In at least these cases it seems better to say “I don’t know how to simulate this part of me”, rather pretending I can assign a computable distribution to how I will behave. For example, if I don’t know if I’m going to finish writing this comment in 5 minutes, I can assign it the imprecise probability [0.2, 1.0]. And then if I want to act safely, I just assume the worst case outcomes for the parts of me I don’t know how to simulate, and act accordingly. This applies to other parts of the world I can’t simulate as well—the physical world (which contains me), or simply other agents I have reason to believe are smarter than me.
(*I’m using “I” here, but I really mean some model or computer that is capable of more precise simulation and prediction than humans are capable of.)
Does it make more sense to think about all probability distributions that offers a probability of 50% for rain tomorrow?
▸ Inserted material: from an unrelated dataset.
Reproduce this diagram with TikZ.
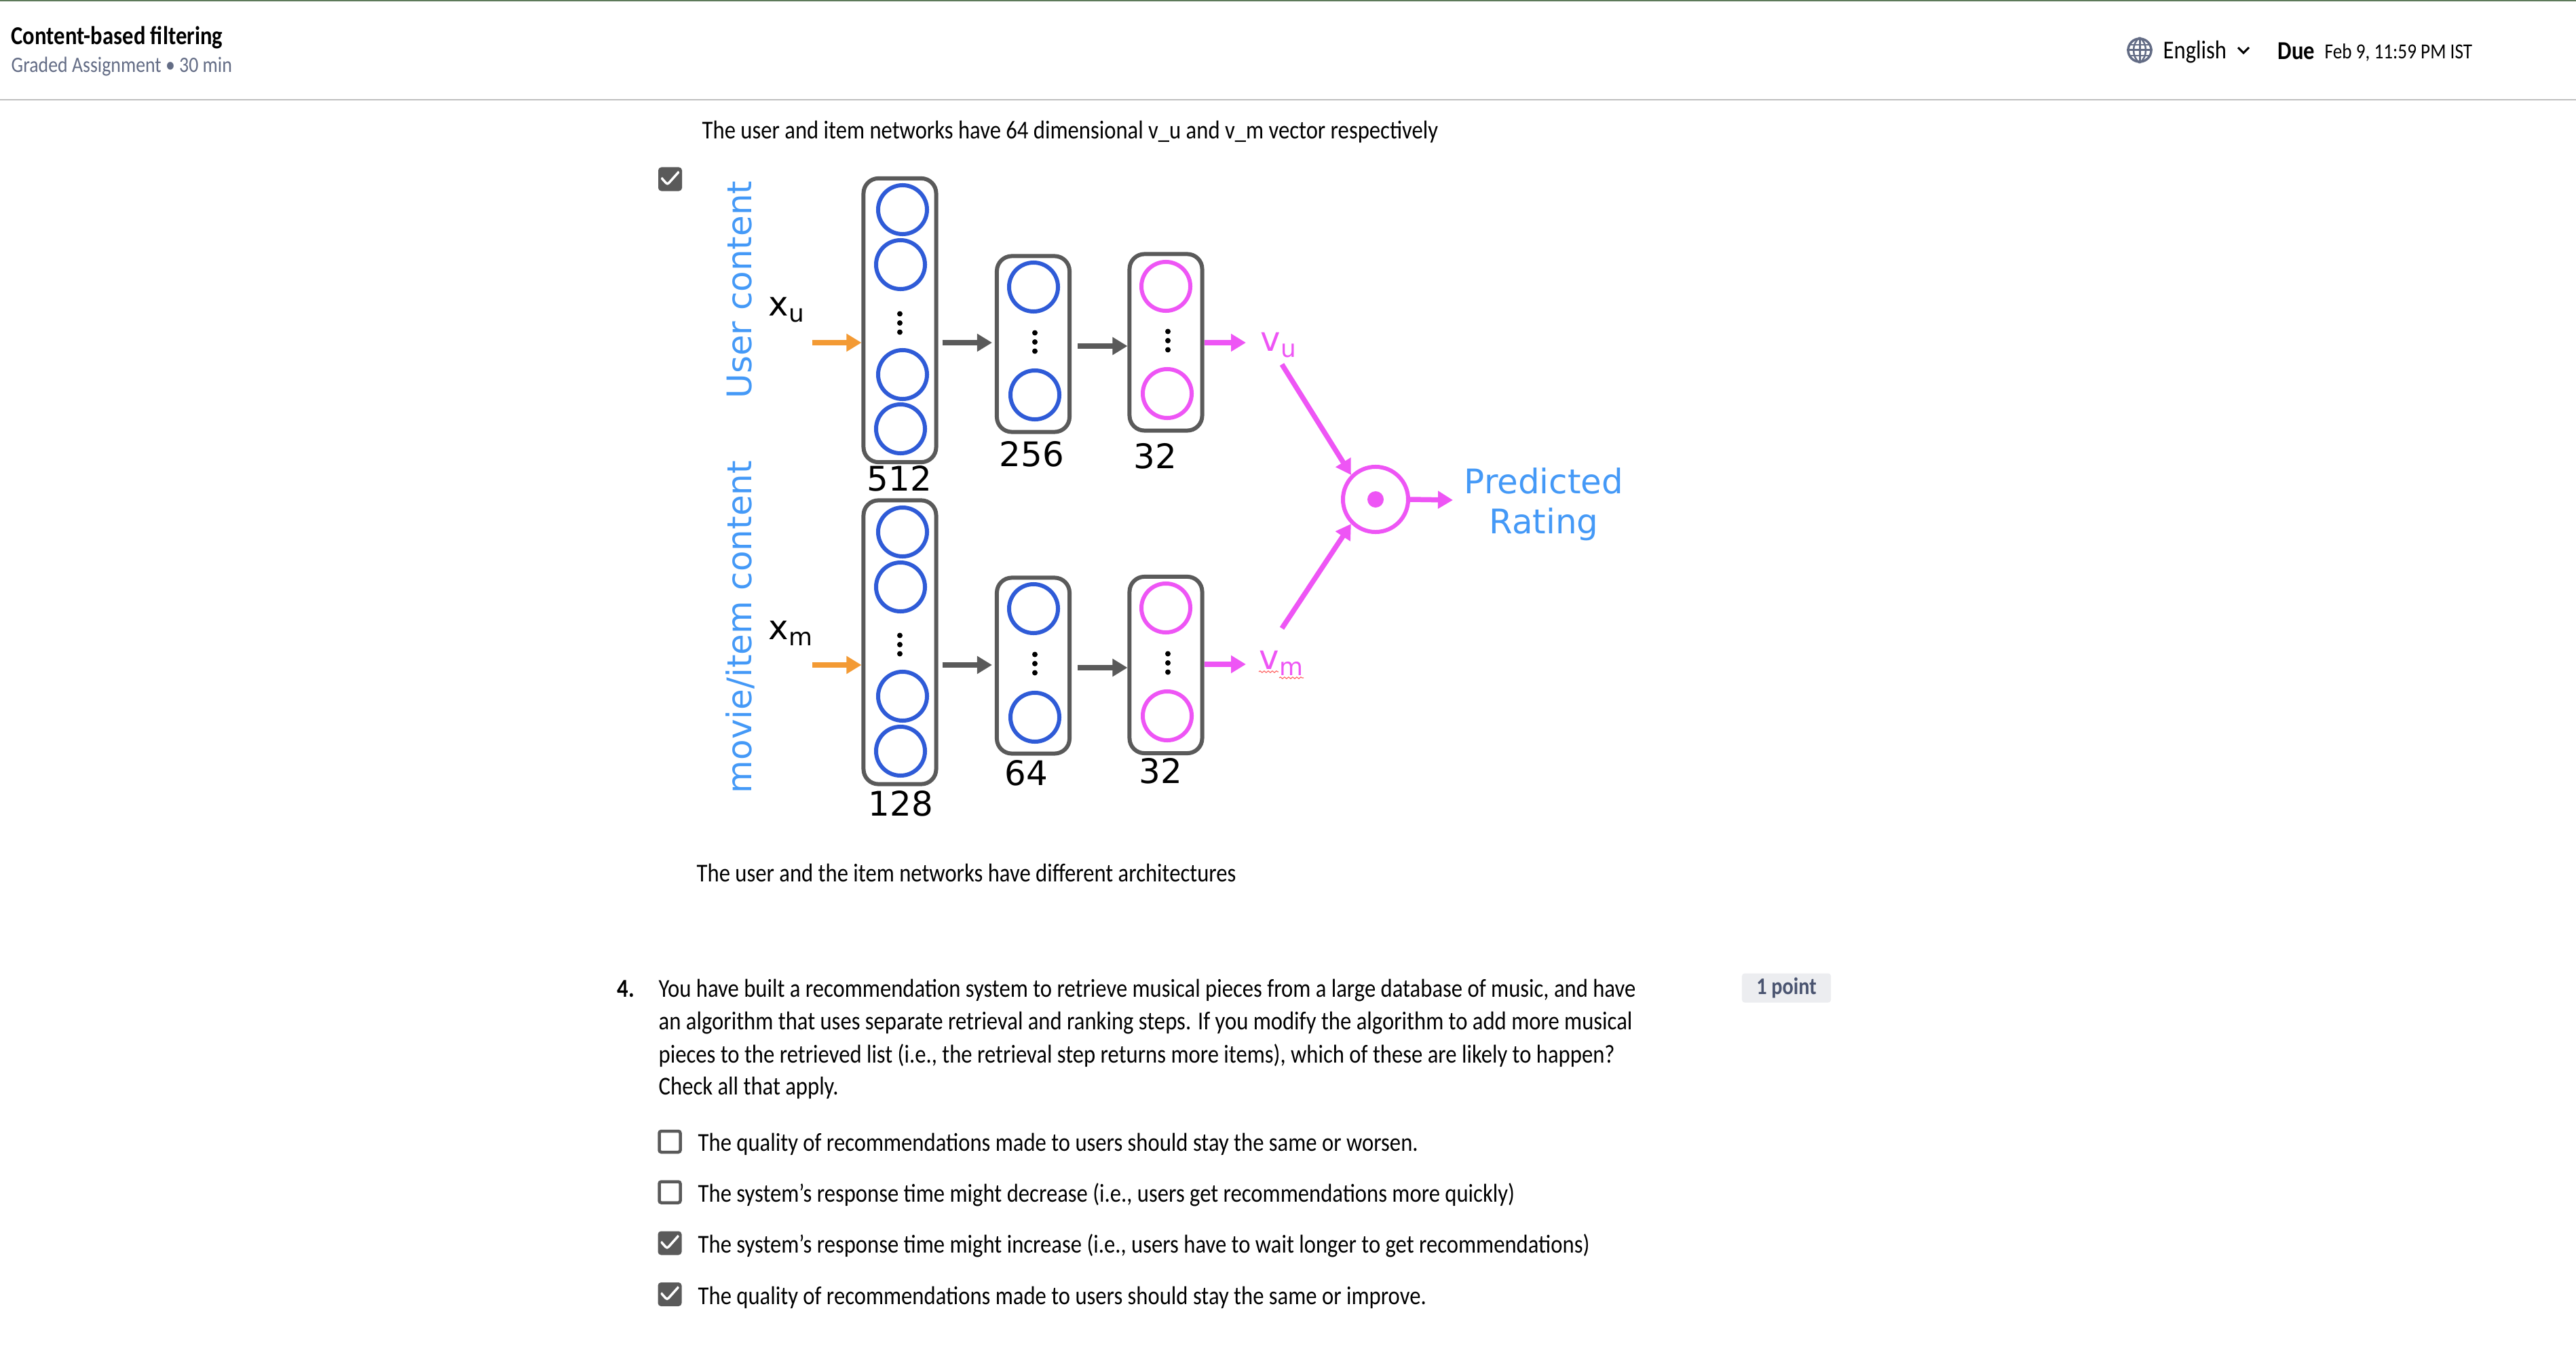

If we say this represents our epistemic state, then we’re saying something like “the probability of rain tomorrow is 50%, and we withhold judgement about rain on any other day”.
It feels more natural, but I’m unclear what this example is trying to prove. It still reads to me like “if we think rain is 50% likely tomorrow then it makes sense to say rain is 50% likely tomorrow” (which I realize is presumably not what is meant, but it’s how it feels).